-- begin --

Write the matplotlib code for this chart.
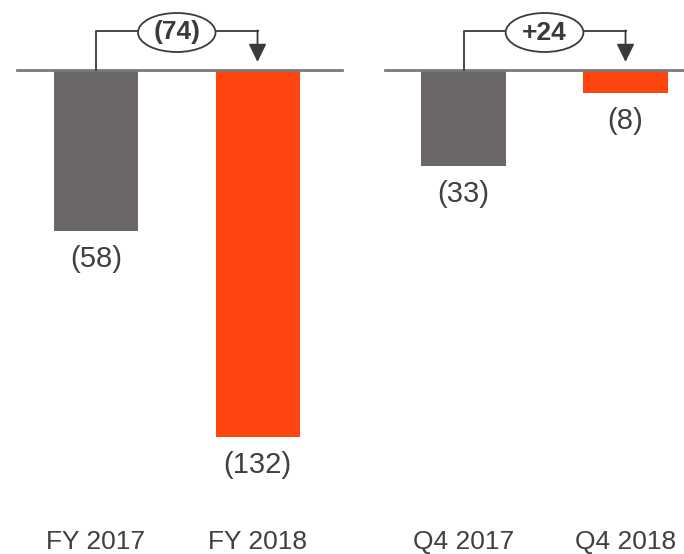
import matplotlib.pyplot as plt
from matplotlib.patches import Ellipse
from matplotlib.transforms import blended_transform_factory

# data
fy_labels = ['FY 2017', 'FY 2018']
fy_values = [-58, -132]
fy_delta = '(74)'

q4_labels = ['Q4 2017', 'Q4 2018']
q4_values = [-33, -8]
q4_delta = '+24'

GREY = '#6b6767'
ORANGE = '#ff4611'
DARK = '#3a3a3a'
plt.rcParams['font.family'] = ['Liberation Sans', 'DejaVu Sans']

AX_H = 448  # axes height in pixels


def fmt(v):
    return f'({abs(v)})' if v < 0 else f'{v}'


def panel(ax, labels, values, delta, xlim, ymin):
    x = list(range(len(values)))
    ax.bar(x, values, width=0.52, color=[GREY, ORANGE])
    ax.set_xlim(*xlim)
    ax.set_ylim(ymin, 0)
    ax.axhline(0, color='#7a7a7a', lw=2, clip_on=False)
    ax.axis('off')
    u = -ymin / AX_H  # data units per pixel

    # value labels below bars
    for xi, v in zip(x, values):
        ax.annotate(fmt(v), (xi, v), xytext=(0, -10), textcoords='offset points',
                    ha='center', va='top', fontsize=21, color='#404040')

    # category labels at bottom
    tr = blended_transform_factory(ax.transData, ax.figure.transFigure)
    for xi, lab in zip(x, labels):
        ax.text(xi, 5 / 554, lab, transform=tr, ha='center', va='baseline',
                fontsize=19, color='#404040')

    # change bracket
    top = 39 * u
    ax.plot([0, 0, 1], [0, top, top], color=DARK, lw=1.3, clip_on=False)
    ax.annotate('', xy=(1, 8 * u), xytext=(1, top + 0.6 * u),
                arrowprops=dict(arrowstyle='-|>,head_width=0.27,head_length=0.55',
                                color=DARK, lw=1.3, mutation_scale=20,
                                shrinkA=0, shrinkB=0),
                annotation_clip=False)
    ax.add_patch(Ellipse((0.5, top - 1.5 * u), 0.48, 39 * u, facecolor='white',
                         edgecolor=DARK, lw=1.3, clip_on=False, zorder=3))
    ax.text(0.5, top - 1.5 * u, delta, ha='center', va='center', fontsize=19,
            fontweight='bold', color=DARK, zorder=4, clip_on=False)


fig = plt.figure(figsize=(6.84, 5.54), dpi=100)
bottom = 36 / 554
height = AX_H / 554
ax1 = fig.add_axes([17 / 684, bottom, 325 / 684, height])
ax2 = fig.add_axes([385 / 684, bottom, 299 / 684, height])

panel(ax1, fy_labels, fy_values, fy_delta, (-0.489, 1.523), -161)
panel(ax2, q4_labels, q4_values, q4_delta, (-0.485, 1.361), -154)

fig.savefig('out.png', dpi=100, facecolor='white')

-- end --

## Short exercise
Copy nothing but the lines from the top of the material through the line holding "if v < 0 else", exactly as written; omit pictures.

## Problem solution
Write the matplotlib code for this chart.
import matplotlib.pyplot as plt
from matplotlib.patches import Ellipse
from matplotlib.transforms import blended_transform_factory

# data
fy_labels = ['FY 2017', 'FY 2018']
fy_values = [-58, -132]
fy_delta = '(74)'

q4_labels = ['Q4 2017', 'Q4 2018']
q4_values = [-33, -8]
q4_delta = '+24'

GREY = '#6b6767'
ORANGE = '#ff4611'
DARK = '#3a3a3a'
plt.rcParams['font.family'] = ['Liberation Sans', 'DejaVu Sans']

AX_H = 448  # axes height in pixels


def fmt(v):
    return f'({abs(v)})' if v < 0 else f'{v}'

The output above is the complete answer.